Here’s most of my Mother’s letter:
“Dear Robb,
“As you are the last Robb in our connection and also a big reader I think you should have the Grant Memoirs. In them you will find the name Thomas Robb. He was your great-great grandfather.
“He was the youngest son of a Scotch Irish family that arrived in the U.S. at the beginning of the Civil War. As their ship was coming into New York Harbor they saw and hailed an outgoing ship for the news. The news was that Fort Sumter had been fired upon.
“…the Robbs were VERY POOR.
However they brought with them from Ireland a tradition of reading out loud when ever a book was at hand. They all loved history. Thomas of course grew up in the civil war.
“When US Grant was dying penniless with nothing to leave for his family. He was approached by Mark Twain who had become something of a publisher. He asked Grant to write his memoirs of the Civil War. In the time he had left Grant did so. They sold massively and Grant left his family well fixed at his death. Many other men wrote memoirs but Grant’s are considered by far the best…
“My Grandfather, poor as he was, sent off for the books so now they are yours…..
“Your grandmother, Georganne Robb Welty”
Having never started the books myself, I thought I should let my eyes pass over a few of the same pages my Great grandfather read to his family. Grant’s prose was every bit as clear as I’d heard.

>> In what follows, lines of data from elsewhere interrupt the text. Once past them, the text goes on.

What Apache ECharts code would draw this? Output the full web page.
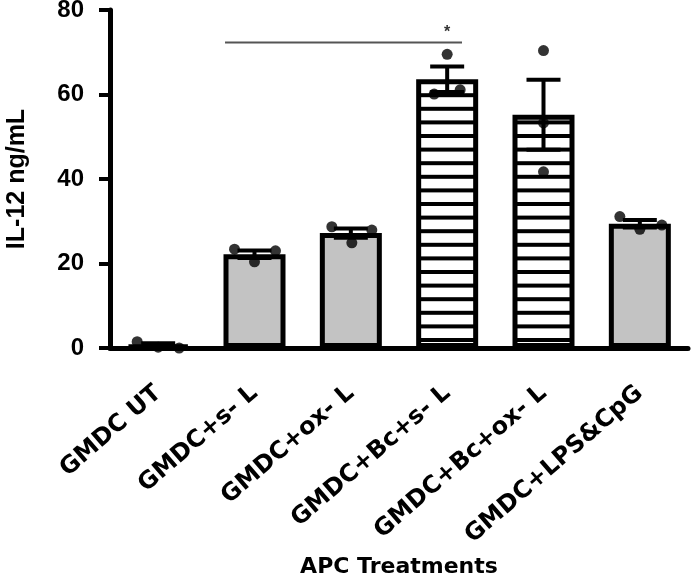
<!DOCTYPE html>
<html>
<head>
<meta charset="utf-8">
<script src="https://cdn.jsdelivr.net/npm/echarts@6/dist/echarts.min.js"></script>
<style>
html,body{margin:0;padding:0;background:#fff;}
#chart{width:691px;height:581px;}
</style>
</head>
<body>
<div id="chart"></div>
<script>
// ---- data ----
const categories = ['GMDC UT', 'GMDC+s- L', 'GMDC+ox- L', 'GMDC+Bc+s- L', 'GMDC+Bc+ox- L', 'GMDC+LPS&CpG'];
const barMeans = [0.6, 22.2, 27.2, 63.6, 55.2, 29.4];
const barSem = [0.5, 0.9, 1.1, 3.0, 8.3, 0.9];
const hatched = [false, false, false, true, true, false];
const pointValues = [
  [1.5, 0.2, 0.0],
  [23.4, 20.4, 23.0],
  [28.7, 24.9, 27.9],
  [69.5, 60.1, 61.1],
  [70.4, 53.3, 41.7],
  [31.1, 28.1, 29.1]
];
const yTicks = [0, 20, 40, 60, 80];
const sigFrom = 1, sigTo = 3, sigValue = 72.3, sigLabel = '*';
const yTitle = 'IL-12 ng/mL';
const xTitle = 'APC Treatments';

// ---- styling helpers (pixel jitter of the dots) ----
const jitterPx = [
  [-21, 0, 21],
  [-20, 0, 21],
  [-19, 1, 21],
  [0, -13, 13],
  [0, 0, 0],
  [-20, 0, 22]
];

// stripe pattern for hatched bars
const pat = document.createElement('canvas');
pat.width = 20; pat.height = 68;
(function(){
  const c = pat.getContext('2d');
  c.fillStyle = '#ffffff'; c.fillRect(0,0,20,68);
  c.fillStyle = '#000000';
  for (let k = 0; k <= 5; k++) {
    const cy = k * 13.6;
    c.fillRect(0, cy - 2, 20, 4);
  }
})();

const barData = barMeans.map((v, i) => ({
  value: v,
  itemStyle: { color: hatched[i] ? { image: pat, repeat: 'repeat' } : '#c3c3c3' }
}));

const scatterData = [];
pointValues.forEach((arr, i) => {
  arr.forEach((v, j) => {
    scatterData.push({ value: [i, v], symbolOffset: [jitterPx[i][j], 0] });
  });
});

const errData = barMeans.map((m, i) => [i, m, barSem[i]]);

const chart = echarts.init(document.getElementById('chart'), null, { renderer: 'canvas' });
const axisFontY = 'Arial, "Liberation Sans", sans-serif';
const axisFontX = '"DejaVu Sans", sans-serif';

chart.setOption({
  animation: false,
  backgroundColor: '#fff',
  grid: { left: 110, top: 10, width: 578, height: 338, containLabel: false, outerBoundsMode: 'none' },
  xAxis: {
    type: 'category',
    data: categories,
    axisLine: { lineStyle: { color: '#000', width: 5 } },
    axisTick: { alignWithLabel: true, length: 13, lineStyle: { color: '#000', width: 4 } },
    axisLabel: {
      interval: 0, rotate: 41, margin: 42,
      color: '#000', fontFamily: axisFontX, fontWeight: 'bold', fontSize: 24
    },
    name: xTitle,
    nameLocation: 'middle',
    nameGap: 208,
    nameTextStyle: { color: '#000', fontFamily: axisFontX, fontWeight: 'bold', fontSize: 22 }
  },
  yAxis: {
    type: 'value',
    min: 0, max: 80, interval: 20,
    axisLine: { show: true, lineStyle: { color: '#000', width: 5 } },
    axisTick: { show: true, length: 11, lineStyle: { color: '#000', width: 4 } },
    splitLine: { show: false },
    axisLabel: {
      margin: 26, color: '#000', fontFamily: axisFontY, fontWeight: 'bold', fontSize: 24,
      formatter: v => (yTicks.indexOf(v) >= 0 ? String(v) : '')
    },
    name: yTitle,
    nameLocation: 'middle',
    nameGap: 80,
    nameRotate: 90,
    nameTextStyle: { color: '#000', fontFamily: axisFontY, fontWeight: 'bold', fontSize: 25 }
  },
  series: [
    {
      type: 'bar',
      data: barData,
      barWidth: 62,
      itemStyle: { borderColor: '#000', borderWidth: 5 },
      z: 2
    },
    {
      type: 'custom',
      data: errData,
      z: 3,
      renderItem: function(params, api) {
        const i = api.value(0), m = api.value(1), s = api.value(2);
        const up = api.coord([i, m + s]);
        const lo = api.coord([i, m - s]);
        const half = 17;
        const st = { stroke: '#000', lineWidth: 4 };
        return {
          type: 'group',
          children: [
            { type: 'line', shape: { x1: up[0], y1: up[1], x2: lo[0], y2: lo[1] }, style: st },
            { type: 'line', shape: { x1: up[0] - half, y1: up[1], x2: up[0] + half, y2: up[1] }, style: st },
            { type: 'line', shape: { x1: lo[0] - half, y1: lo[1], x2: lo[0] + half, y2: lo[1] }, style: st }
          ]
        };
      }
    },
    {
      type: 'scatter',
      data: scatterData,
      symbol: 'circle',
      symbolSize: 11,
      itemStyle: { color: '#000' },
      z: 4
    },
    {
      type: 'custom',
      data: [[sigFrom, sigTo, sigValue]],
      z: 5,
      renderItem: function(params, api) {
        const a = api.coord([api.value(0), api.value(2)]);
        const b = api.coord([api.value(1), api.value(2)]);
        const band = api.size([1, 0])[0];
        const x1 = a[0] - 0.306 * band, x2 = b[0] + 0.154 * band;
        return {
          type: 'group',
          children: [
            { type: 'line', shape: { x1: x1, y1: a[1], x2: x2, y2: a[1] }, style: { stroke: '#555', lineWidth: 2 } },
            { type: 'text', style: { text: sigLabel, x: b[0], y: a[1] - 2, align: 'center', verticalAlign: 'bottom',
              fill: '#333', font: 'bold 16px "Liberation Sans", Arial, sans-serif' } }
          ]
        };
      }
    }
  ]
});
</script>
</body>
</html>
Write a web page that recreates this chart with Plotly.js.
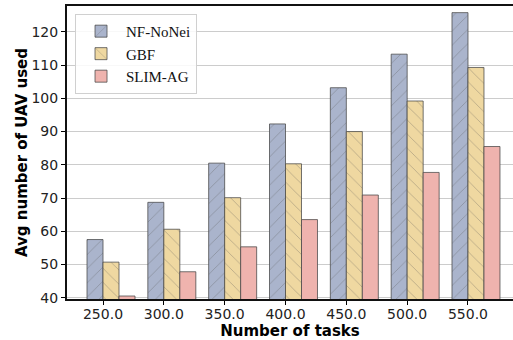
<!DOCTYPE html>
<html>
<head>
<meta charset="utf-8">
<script src="https://cdn.plot.ly/plotly-3.0.1.min.js"></script>
<style>html,body{margin:0;padding:0;background:#fff;}#chart{width:513px;height:340px;}</style>
</head>
<body>
<div id="chart"></div>
<script>
var tickLabels = ["250.0", "300.0", "350.0", "400.0", "450.0", "500.0", "550.0"];
var positions = [0, 1, 2, 3, 4, 5, 6];
var nfNoNei = [57.5, 68.7, 80.5, 92.3, 103.2, 113.3, 125.8];
var gbf = [50.7, 60.6, 70.1, 80.3, 90.0, 99.2, 109.3];
var slimAg = [40.5, 47.8, 55.3, 63.5, 70.9, 77.7, 85.5];

var W = 0.263;
function bar(name, y, color, shape, off) {
  return {
    type: 'bar', name: name, x: positions, y: y, width: W, offset: off,
    marker: {
      color: color,
      line: {color: 'rgba(70,70,70,0.75)', width: 1},
      pattern: shape ? {shape: shape, fgcolor: 'rgba(80,80,80,0.75)', size: 10, solidity: 0.08, fillmode: 'overlay'} : undefined
    }
  };
}
var data = [
  bar('NF-NoNei', nfNoNei, '#aab4cc', '/', -W),
  bar('GBF', gbf, '#efd8a1', '\\', 0),
  bar('SLIM-AG', slimAg, '#efb3ae', '', W)
];
var layout = {
  width: 513, height: 340,
  margin: {l: 67, r: 0, t: 6, b: 41},
  paper_bgcolor: '#fff', plot_bgcolor: '#fff',
  barmode: 'overlay',
  showlegend: true,
  legend: {
    x: 0.018, y: 0.973, xanchor: 'left', yanchor: 'top',
    itemwidth: 40,
    bgcolor: 'rgba(255,255,255,0.85)', bordercolor: '#d0d0d0', borderwidth: 1,
    font: {family: 'Liberation Serif', size: 15, color: '#111'}
  },
  xaxis: {
    range: [-0.592, 6.74],
    tickvals: positions, ticktext: tickLabels,
    ticks: 'outside', ticklen: 4, tickcolor: '#000', tickwidth: 1,
    ticklabelstandoff: -3,
    showline: true, linecolor: '#111', linewidth: 2, mirror: true,
    showgrid: false, zeroline: false,
    tickfont: {family: 'DejaVu Sans', size: 14, color: '#222'},
    title: {text: 'Number of tasks', font: {family: 'DejaVu Sans', size: 15, color: '#000', weight: 'bold'}, standoff: 2}
  },
  yaxis: {
    range: [39.6, 127.8],
    tickvals: [40, 50, 60, 70, 80, 90, 100, 110, 120],
    ticks: 'outside', ticklen: 4, tickcolor: '#000', tickwidth: 1,
    showline: true, linecolor: '#111', linewidth: 2,
    showgrid: true, gridcolor: '#cccccc', gridwidth: 1, zeroline: false,
    tickfont: {family: 'DejaVu Sans', size: 14, color: '#222'},
    title: {text: 'Avg number of UAV used', font: {family: 'DejaVu Sans', size: 15, color: '#000', weight: 'bold'}, standoff: 0}
  }
};
Plotly.newPlot('chart', data, layout, {displayModeBar: false, staticPlot: true});
</script>
</body>
</html>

I tackled his being sent to West Point against his druthers. It was a charming chapter by a humble man with a sense of humor about himself. No wonder he got on so famously with Lincoln.
He wrote that he was close to the worst student of French which, by the way, is an excellent second language for the militarily inclined.

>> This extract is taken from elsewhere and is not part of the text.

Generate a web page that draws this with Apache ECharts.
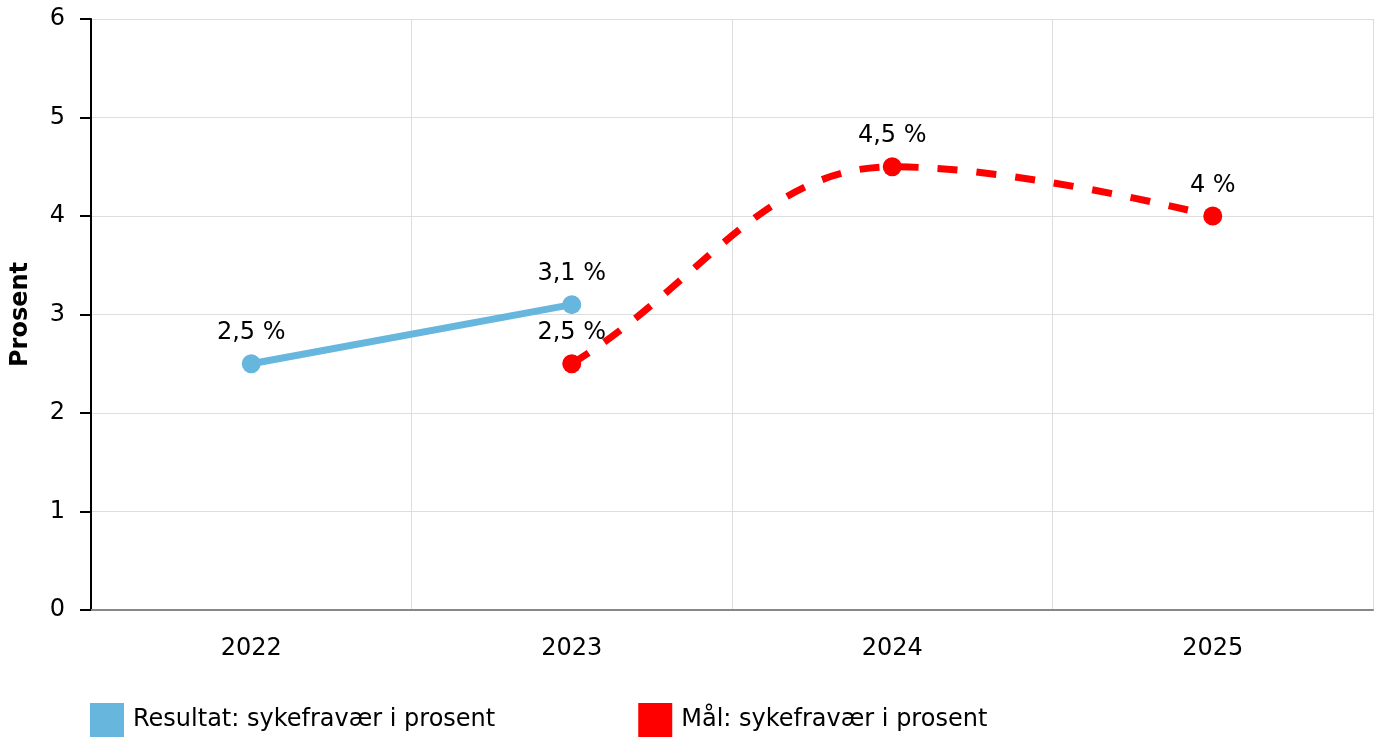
<!DOCTYPE html>
<html><head><meta charset="utf-8">
<script src="https://cdn.jsdelivr.net/npm/echarts@6/dist/echarts.min.js"></script>
<style>html,body{margin:0;padding:0;background:#fff}#c{width:1377px;height:738px}</style>
</head><body><div id="c"></div>
<script>
const categories = ['2022', '2023', '2024', '2025'];
const resultat = [2.5, 3.1, null, null];
const maal = [null, 2.5, 4.5, 4];
const seriesNames = ['Resultat: sykefravær i prosent', 'Mål: sykefravær i prosent'];
const yAxisName = 'Prosent';

const font = 'DejaVu Sans';
const FS = 24;
const BLUE = '#66b6de', RED = '#ff0000';
const fmt = p => String(p.value).replace('.', ',') + ' %';

// Spline path (control points derived from projected data points)
function splinePath(values, api) {
  const pts = values.map((v, i) => v == null ? null : api.coord([i, v]));
  const segs = [];
  let cur = [];
  pts.forEach(p => { if (p) cur.push(p); else { if (cur.length) segs.push(cur); cur = []; } });
  if (cur.length) segs.push(cur);
  const s = 1.5, d = s + 1;
  let path = '';
  segs.forEach(seg => {
    const ctrl = seg.map((p, i) => {
      const prev = seg[i - 1], next = seg[i + 1];
      if (prev && next) {
        let lx = (s * p[0] + prev[0]) / d, ly = (s * p[1] + prev[1]) / d;
        let rx = (s * p[0] + next[0]) / d, ry = (s * p[1] + next[1]) / d;
        if (rx !== lx) {
          const corr = ((ry - ly) * (rx - p[0])) / (rx - lx) + p[1] - ry;
          ly += corr; ry += corr;
        }
        if (ly > prev[1] && ly > p[1]) { ly = Math.max(prev[1], p[1]); ry = 2 * p[1] - ly; }
        else if (ly < prev[1] && ly < p[1]) { ly = Math.min(prev[1], p[1]); ry = 2 * p[1] - ly; }
        if (ry > next[1] && ry > p[1]) { ry = Math.max(next[1], p[1]); ly = 2 * p[1] - ry; }
        else if (ry < next[1] && ry < p[1]) { ry = Math.min(next[1], p[1]); ly = 2 * p[1] - ry; }
        return {l: [lx, ly], r: [rx, ry]};
      }
      if (!prev && next) {
        return {l: null, r: [(s * p[0] + next[0]) / d, (s * p[1] + next[1]) / d]};
      }
      return {l: null, r: null};
    });
    seg.forEach((p, i) => {
      if (i === 0) { path += 'M' + p[0] + ' ' + p[1]; return; }
      const a = ctrl[i - 1].r || seg[i - 1];
      const b = ctrl[i].l || p;
      path += 'C' + a[0] + ' ' + a[1] + ' ' + b[0] + ' ' + b[1] + ' ' + p[0] + ' ' + p[1];
    });
  });
  return path;
}

const chart = echarts.init(document.getElementById('c'));
chart.setOption({
  animation: false,
  textStyle: {fontFamily: font},
  grid: {left: 91, right: 4, top: 19, bottom: 128, containLabel: false, outerBoundsMode: 'none'},
  legend: {
    left: 90, bottom: 1, padding: 0, itemWidth: 34, itemHeight: 34, itemGap: 143,
    icon: 'rect',
    textStyle: {fontFamily: font, fontSize: FS, color: '#000', padding: [0, 0, 0, 4]},
    data: [
      {name: seriesNames[0], itemStyle: {color: BLUE}},
      {name: seriesNames[1], itemStyle: {color: RED}}
    ]
  },
  xAxis: {
    type: 'category', data: categories, boundaryGap: true,
    axisLine: {lineStyle: {color: '#888', width: 2}},
    axisTick: {alignWithLabel: true, length: 10, lineStyle: {color: '#aaa', width: 1}},
    axisLabel: {fontFamily: font, fontSize: FS, color: '#000', margin: 27},
    splitLine: {show: true, lineStyle: {color: '#ddd', width: 1}}
  },
  yAxis: {
    type: 'value', min: 0, max: 6, interval: 1,
    name: yAxisName, nameLocation: 'middle', nameGap: 58, nameRotate: 90,
    nameTextStyle: {fontFamily: font, fontSize: FS, fontWeight: 'bold', color: '#000'},
    axisLine: {show: true, lineStyle: {color: '#000', width: 2}},
    axisTick: {show: true, length: 11, lineStyle: {color: '#000', width: 2}},
    axisLabel: {fontFamily: font, fontSize: FS, color: '#000', margin: 26},
    splitLine: {show: true, lineStyle: {color: '#ddd', width: 1}}
  },
  series: [
    {
      name: seriesNames[0], type: 'line', data: resultat, z: 3,
      color: BLUE, symbol: 'circle', symbolSize: 19,
      lineStyle: {width: 7, color: BLUE},
      itemStyle: {color: BLUE},
      label: {show: true, position: 'top', distance: 9, formatter: fmt, fontFamily: font, fontSize: FS, color: '#000'}
    },
    {
      name: seriesNames[1], type: 'line', data: maal, z: 3,
      color: RED, symbol: 'circle', symbolSize: 19,
      lineStyle: {width: 7, color: RED, opacity: 0},
      itemStyle: {color: RED},
      label: {show: true, position: 'top', distance: 9, formatter: fmt, fontFamily: font, fontSize: FS, color: '#000'}
    },
    {
      name: seriesNames[1], type: 'custom', z: 2, silent: true,
      coordinateSystem: 'cartesian2d',
      data: [[1, maal[1]]],
      encode: {x: 0, y: 1},
      renderItem: function (params, api) {
        return {
          type: 'path',
          shape: {pathData: splinePath(maal, api)},
          style: {fill: 'none', stroke: RED, lineWidth: 7, lineDash: [20, 19], lineCap: 'butt'}
        };
      }
    }
  ]
});
</script></body></html>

I thought of the letter my Grandfather wrote to his older brother explaining that he got a master’s degree in History because no second language was required. (That might have been a commentary on what American colleges considered real history.) My Grandfather’s confession that didn’t have a head for languages is part of the reason I began studying French five years ago. I’m still at it.
And two related tidbits.
My favorite elementary school teacher, Mrs. Criss, told my fifth grade class that the South’s General Robert E. Lee took care of his soldiers while Grant “butchered” his. Of course, I asked my Grandfather what he thought.
George Seanor Robb was a serious Civil War historian and he was appalled. He told me Grant saved the Union an opinion he shared with Abraham Lincoln. In later years I learned a famous Lee quote that offers a coda to his contest with Grant. “It is well that war is so terrible otherwise we should grow too fond of it.”
And there is this. I took our family on a trip down the Mississippi River to St. Louis twice. Both times we passed through Grant’s old home in Galena, Illinois.
On the second trip our kids were old enough that I wanted to take them through Grant’s home. It was given to General Grant by the grateful citizens of his hometown at the successful conclusion of the war.
As I parked the car across the street Robb announced that he would stay in the car. He didn’t “want to see another dead president’s house.”
I got over that. The book will be better.